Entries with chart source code
# # # #
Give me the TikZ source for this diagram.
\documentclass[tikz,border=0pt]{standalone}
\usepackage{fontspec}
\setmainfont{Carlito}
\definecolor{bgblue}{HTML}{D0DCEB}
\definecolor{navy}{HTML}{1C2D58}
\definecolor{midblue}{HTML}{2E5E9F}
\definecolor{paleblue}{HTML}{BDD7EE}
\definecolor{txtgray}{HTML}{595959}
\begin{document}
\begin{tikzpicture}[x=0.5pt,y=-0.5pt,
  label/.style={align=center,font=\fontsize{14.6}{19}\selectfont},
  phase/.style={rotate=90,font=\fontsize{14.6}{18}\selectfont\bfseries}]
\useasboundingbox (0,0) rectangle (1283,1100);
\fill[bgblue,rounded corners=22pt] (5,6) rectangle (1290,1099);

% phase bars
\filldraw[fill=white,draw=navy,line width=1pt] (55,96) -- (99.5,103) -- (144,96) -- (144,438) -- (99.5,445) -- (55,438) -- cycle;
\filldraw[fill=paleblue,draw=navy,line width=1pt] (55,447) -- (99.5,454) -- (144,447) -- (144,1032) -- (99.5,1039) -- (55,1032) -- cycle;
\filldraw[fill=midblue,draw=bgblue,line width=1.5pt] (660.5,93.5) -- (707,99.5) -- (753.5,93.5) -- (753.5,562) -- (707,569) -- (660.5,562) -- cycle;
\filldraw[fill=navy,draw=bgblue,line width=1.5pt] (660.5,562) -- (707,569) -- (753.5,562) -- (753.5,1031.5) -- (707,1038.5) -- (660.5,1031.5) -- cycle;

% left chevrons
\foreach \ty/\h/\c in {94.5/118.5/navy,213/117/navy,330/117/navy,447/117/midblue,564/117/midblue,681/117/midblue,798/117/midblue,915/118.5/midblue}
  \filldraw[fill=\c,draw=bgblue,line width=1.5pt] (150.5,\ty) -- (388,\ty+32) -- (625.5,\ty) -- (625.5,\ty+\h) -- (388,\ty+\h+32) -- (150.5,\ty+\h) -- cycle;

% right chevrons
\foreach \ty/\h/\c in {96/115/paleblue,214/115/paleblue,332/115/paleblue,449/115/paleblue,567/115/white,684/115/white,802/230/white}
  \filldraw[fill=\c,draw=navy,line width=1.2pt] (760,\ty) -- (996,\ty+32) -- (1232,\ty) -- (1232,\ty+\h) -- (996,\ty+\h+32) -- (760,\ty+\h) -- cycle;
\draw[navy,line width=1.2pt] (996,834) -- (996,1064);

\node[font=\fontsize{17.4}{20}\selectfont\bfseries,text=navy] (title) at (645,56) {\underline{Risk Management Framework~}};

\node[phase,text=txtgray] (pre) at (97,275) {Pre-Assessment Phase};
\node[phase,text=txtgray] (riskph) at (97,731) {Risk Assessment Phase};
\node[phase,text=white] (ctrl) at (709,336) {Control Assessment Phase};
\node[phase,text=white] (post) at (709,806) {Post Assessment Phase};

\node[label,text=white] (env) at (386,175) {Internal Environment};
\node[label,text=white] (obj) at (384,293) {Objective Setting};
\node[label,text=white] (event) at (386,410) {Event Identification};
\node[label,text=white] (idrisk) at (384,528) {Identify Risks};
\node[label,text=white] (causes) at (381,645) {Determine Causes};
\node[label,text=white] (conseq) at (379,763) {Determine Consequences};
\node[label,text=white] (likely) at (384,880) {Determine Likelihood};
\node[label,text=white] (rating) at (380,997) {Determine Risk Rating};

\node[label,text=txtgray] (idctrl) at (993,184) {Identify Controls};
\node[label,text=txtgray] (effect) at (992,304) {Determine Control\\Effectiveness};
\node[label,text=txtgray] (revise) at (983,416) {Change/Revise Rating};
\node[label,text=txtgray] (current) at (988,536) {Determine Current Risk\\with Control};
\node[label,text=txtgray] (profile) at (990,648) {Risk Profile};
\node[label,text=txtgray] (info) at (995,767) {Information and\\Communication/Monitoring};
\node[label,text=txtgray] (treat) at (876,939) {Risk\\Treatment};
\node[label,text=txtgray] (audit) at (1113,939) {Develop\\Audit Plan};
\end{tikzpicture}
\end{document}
# # # #
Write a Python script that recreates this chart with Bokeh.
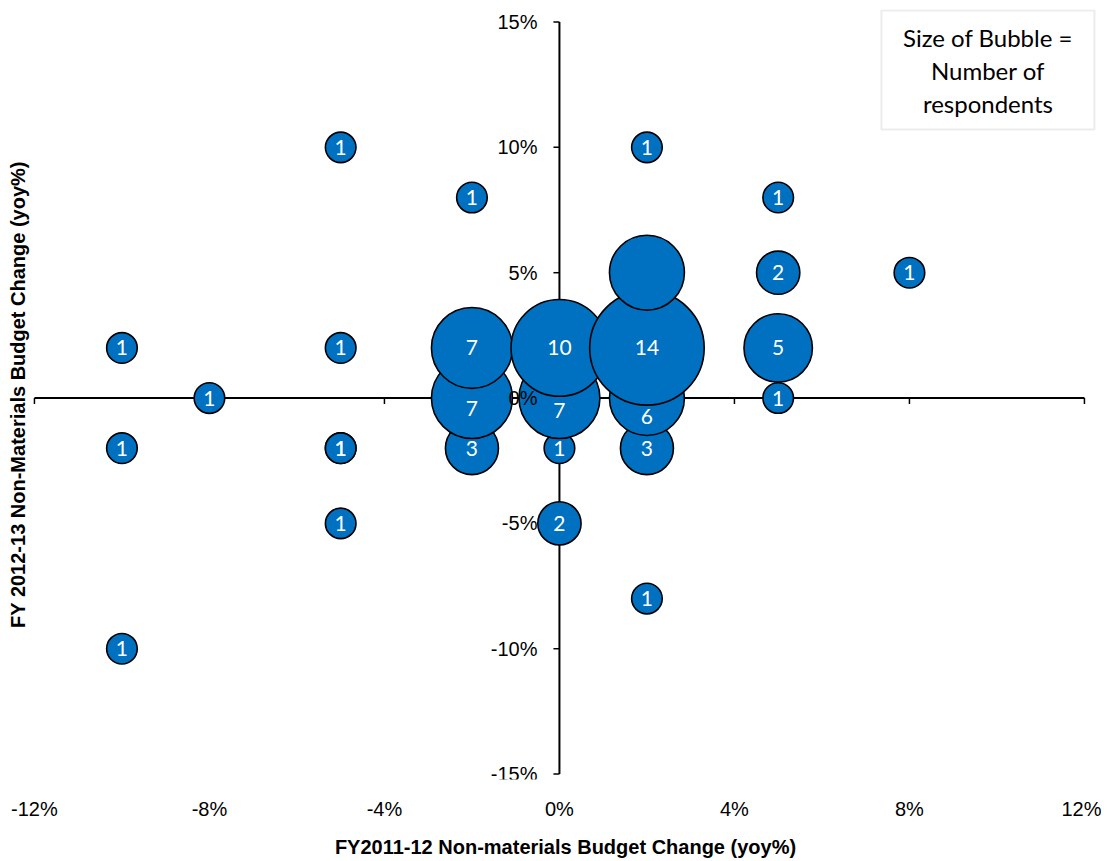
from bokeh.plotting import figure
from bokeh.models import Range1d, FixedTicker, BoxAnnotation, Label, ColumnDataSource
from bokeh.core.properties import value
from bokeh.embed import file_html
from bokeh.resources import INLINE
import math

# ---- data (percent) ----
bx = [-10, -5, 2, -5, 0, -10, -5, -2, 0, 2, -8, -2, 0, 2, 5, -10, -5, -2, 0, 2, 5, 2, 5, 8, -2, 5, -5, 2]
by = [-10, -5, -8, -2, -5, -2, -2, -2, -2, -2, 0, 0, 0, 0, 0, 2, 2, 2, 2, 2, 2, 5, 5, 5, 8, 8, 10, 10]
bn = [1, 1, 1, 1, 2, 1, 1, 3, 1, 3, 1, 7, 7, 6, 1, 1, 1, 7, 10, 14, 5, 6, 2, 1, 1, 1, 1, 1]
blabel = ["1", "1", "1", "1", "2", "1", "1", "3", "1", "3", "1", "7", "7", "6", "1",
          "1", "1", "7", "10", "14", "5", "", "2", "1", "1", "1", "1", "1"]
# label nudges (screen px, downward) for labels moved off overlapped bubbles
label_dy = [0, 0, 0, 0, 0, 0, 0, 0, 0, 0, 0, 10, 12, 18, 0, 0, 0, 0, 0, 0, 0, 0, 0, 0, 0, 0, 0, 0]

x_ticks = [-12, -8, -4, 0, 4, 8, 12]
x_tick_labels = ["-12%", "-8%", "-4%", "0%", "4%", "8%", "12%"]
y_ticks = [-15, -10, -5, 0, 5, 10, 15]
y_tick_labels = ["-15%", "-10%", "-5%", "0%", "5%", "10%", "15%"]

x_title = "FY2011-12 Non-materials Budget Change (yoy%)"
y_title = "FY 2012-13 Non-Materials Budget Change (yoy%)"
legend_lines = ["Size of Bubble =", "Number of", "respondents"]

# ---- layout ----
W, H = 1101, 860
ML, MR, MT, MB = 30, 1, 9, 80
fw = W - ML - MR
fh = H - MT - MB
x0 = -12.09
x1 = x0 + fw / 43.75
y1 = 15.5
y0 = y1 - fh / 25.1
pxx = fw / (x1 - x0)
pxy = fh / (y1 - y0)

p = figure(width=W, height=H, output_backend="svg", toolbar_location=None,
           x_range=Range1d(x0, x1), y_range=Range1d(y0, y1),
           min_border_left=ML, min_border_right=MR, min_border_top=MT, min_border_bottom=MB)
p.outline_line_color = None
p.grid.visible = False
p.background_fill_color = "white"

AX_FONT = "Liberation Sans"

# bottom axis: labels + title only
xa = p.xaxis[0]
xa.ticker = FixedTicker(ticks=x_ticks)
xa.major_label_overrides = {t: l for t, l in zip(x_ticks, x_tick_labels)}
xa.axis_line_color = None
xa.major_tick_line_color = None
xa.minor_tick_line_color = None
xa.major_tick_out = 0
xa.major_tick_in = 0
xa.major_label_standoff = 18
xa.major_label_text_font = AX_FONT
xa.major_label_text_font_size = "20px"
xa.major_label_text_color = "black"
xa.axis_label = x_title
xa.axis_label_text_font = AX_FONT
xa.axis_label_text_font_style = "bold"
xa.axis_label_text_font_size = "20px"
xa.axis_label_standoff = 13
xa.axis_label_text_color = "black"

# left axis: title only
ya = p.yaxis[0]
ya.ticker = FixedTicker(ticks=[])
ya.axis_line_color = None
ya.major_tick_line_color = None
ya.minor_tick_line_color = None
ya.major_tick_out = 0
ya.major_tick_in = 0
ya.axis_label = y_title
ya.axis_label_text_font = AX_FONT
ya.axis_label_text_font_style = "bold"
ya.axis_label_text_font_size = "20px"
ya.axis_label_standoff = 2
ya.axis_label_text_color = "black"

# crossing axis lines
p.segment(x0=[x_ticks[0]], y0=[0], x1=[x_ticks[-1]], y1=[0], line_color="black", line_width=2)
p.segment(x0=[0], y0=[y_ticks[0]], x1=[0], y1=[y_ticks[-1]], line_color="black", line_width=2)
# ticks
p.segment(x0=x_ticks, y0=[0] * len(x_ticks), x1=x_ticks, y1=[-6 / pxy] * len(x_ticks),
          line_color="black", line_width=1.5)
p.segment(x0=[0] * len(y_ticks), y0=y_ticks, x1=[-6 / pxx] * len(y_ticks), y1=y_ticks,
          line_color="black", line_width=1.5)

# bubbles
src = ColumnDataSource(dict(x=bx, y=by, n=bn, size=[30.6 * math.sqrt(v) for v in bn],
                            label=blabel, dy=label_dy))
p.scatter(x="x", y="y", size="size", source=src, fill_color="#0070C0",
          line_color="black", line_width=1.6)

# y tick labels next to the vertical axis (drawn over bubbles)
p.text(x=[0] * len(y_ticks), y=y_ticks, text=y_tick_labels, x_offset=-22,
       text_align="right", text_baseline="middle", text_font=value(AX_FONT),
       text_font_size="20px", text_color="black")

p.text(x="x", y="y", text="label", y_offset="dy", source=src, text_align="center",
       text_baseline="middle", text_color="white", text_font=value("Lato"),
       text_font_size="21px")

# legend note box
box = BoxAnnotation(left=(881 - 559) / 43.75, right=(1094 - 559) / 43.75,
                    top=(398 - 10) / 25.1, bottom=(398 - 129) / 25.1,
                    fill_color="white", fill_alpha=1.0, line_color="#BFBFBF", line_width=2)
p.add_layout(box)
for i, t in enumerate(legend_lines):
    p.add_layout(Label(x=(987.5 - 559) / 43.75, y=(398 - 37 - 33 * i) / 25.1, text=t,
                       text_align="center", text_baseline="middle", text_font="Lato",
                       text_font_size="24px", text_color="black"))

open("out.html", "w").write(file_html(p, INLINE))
# # # #
Make a list of all lines in the data that contain "this".

Exercise answer:
Give me the TikZ source for this diagram.
Write a Python script that recreates this chart with Bokeh.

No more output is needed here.